Brief:
Your task is to retype the lines from the opening of the material through the line that includes "import plotly.graph_objects as go". Do not copy the pictures.

Recorded data:
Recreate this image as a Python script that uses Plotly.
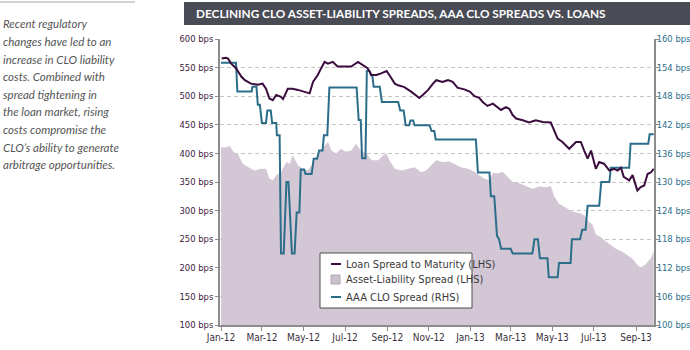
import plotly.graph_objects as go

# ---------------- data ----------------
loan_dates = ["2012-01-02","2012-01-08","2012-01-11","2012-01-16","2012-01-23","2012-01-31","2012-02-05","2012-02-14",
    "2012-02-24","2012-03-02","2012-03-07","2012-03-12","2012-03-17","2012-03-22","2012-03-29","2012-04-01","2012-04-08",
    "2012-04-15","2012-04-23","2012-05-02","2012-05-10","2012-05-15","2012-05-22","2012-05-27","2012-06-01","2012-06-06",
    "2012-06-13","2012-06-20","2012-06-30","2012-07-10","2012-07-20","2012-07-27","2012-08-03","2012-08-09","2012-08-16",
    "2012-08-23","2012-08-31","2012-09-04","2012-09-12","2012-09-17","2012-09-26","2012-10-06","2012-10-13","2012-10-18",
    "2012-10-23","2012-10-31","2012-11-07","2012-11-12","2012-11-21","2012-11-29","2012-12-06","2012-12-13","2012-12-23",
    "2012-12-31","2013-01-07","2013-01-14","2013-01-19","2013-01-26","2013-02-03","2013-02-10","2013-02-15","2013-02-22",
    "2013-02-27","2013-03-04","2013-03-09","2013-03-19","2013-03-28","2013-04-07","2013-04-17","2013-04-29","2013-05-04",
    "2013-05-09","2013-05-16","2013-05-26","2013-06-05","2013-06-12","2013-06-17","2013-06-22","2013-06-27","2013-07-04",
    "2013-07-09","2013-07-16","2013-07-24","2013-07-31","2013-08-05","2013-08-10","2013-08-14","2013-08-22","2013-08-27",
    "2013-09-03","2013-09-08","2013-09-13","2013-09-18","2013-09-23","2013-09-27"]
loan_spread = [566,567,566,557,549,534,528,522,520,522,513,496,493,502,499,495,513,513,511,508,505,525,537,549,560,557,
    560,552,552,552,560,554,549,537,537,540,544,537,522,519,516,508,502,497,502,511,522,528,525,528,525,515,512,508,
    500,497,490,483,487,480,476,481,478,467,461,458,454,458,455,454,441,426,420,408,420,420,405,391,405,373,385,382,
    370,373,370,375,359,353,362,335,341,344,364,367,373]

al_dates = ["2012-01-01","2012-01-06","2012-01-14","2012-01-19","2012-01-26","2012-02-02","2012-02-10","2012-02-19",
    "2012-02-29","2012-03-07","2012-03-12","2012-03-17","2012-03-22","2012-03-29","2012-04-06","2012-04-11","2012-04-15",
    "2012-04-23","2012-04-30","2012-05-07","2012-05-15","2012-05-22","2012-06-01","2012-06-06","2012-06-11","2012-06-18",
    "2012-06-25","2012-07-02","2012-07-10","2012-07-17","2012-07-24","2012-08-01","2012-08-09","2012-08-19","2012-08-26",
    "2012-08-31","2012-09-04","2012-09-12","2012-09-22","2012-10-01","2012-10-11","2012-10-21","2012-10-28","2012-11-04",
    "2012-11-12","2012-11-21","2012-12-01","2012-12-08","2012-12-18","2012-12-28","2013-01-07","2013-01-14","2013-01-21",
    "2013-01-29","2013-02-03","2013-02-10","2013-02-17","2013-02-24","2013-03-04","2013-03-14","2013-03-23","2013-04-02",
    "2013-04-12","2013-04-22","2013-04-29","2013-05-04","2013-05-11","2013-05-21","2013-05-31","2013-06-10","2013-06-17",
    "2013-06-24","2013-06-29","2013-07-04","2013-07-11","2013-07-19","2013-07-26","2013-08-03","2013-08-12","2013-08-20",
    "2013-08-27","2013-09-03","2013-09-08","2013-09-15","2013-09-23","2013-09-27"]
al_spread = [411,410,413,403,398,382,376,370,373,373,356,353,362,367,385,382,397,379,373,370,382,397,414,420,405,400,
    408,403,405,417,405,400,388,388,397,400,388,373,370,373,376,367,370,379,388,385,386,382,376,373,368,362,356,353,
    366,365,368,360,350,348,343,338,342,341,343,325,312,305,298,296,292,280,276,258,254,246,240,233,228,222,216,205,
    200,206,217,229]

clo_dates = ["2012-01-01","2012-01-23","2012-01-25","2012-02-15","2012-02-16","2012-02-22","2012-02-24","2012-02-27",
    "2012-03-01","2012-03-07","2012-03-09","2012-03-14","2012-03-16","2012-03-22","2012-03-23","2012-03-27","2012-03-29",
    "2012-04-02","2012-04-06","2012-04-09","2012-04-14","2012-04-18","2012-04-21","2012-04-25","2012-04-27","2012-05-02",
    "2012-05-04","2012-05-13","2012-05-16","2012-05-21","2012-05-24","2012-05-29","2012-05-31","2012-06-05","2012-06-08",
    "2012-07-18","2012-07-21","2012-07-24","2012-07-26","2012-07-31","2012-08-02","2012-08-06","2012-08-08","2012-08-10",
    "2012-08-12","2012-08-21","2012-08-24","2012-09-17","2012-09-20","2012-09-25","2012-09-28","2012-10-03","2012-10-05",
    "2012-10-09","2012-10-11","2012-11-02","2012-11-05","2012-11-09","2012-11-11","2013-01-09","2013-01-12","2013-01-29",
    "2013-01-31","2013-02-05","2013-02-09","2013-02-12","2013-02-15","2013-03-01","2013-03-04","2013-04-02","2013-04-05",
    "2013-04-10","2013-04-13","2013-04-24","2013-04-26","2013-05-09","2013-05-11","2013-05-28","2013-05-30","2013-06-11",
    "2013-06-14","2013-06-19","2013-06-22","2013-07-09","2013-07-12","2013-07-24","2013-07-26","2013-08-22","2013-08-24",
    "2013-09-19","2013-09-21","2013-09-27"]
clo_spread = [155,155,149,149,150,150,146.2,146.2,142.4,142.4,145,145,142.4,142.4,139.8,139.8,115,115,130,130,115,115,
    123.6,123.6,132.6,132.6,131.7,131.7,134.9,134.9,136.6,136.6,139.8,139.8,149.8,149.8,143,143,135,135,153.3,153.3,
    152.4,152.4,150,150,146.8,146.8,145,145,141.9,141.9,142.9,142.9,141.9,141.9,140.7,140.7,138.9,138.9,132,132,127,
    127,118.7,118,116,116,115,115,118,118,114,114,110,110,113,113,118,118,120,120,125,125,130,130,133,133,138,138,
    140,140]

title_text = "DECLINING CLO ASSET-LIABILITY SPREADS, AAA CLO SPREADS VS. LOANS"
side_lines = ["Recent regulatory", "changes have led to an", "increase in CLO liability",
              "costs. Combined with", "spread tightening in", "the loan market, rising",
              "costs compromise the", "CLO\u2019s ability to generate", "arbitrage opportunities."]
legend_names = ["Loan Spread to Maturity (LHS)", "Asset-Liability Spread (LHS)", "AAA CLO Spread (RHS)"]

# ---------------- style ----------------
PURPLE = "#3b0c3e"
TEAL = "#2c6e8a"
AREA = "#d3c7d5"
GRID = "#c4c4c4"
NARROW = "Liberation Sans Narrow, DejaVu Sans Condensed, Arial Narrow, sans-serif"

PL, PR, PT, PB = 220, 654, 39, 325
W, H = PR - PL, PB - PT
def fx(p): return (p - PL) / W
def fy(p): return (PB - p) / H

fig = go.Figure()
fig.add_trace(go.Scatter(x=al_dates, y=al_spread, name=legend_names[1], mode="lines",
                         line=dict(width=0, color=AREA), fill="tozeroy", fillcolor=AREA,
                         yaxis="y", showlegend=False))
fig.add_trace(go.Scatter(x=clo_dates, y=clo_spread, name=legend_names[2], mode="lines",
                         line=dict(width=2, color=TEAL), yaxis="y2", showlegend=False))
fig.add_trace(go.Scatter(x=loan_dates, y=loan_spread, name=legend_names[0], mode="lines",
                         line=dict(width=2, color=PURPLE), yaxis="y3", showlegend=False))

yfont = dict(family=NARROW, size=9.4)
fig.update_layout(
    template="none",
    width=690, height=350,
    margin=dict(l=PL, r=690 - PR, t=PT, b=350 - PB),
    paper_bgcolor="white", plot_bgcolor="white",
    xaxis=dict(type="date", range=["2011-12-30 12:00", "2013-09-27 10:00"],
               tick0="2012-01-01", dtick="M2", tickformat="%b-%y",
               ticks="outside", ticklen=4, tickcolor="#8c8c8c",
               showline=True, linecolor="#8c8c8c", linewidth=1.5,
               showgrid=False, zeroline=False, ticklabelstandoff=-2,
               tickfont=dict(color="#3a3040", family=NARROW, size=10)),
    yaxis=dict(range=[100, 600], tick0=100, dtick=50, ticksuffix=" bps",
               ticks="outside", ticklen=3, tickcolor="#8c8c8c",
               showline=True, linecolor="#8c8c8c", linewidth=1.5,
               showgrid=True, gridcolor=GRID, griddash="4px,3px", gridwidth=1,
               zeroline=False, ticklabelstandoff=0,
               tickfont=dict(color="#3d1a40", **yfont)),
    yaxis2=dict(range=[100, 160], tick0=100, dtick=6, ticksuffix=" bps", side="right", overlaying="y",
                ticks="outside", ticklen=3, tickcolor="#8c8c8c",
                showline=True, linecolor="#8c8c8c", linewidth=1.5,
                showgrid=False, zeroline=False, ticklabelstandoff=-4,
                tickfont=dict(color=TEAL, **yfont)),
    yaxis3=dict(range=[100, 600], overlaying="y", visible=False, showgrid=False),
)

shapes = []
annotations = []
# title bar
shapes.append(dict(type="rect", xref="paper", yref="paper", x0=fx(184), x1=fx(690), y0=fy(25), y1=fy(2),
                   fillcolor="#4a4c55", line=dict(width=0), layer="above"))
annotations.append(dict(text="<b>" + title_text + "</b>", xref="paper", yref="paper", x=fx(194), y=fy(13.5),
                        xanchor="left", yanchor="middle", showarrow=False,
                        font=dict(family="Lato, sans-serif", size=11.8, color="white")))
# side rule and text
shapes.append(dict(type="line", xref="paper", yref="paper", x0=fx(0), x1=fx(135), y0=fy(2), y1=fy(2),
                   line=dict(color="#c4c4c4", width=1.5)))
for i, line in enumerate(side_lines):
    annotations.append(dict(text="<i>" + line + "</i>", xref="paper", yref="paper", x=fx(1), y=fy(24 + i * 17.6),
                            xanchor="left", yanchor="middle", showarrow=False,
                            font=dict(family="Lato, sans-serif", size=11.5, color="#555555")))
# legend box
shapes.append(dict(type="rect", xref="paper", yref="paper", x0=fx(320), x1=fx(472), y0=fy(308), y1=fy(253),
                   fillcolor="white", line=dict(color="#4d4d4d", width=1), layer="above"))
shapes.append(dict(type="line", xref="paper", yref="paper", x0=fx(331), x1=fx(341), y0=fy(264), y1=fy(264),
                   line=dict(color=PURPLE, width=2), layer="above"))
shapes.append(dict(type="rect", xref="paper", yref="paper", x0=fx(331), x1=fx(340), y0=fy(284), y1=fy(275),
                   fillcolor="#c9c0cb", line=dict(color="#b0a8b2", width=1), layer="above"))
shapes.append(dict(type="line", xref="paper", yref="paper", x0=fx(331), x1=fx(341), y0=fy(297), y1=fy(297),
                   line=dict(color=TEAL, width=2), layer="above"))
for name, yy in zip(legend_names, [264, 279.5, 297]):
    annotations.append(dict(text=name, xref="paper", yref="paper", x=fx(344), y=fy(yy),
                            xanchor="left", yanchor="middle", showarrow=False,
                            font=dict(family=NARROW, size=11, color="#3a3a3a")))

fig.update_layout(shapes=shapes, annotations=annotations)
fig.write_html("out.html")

Expected answer:
Recreate this image as a Python script that uses Plotly.
import plotly.graph_objects as go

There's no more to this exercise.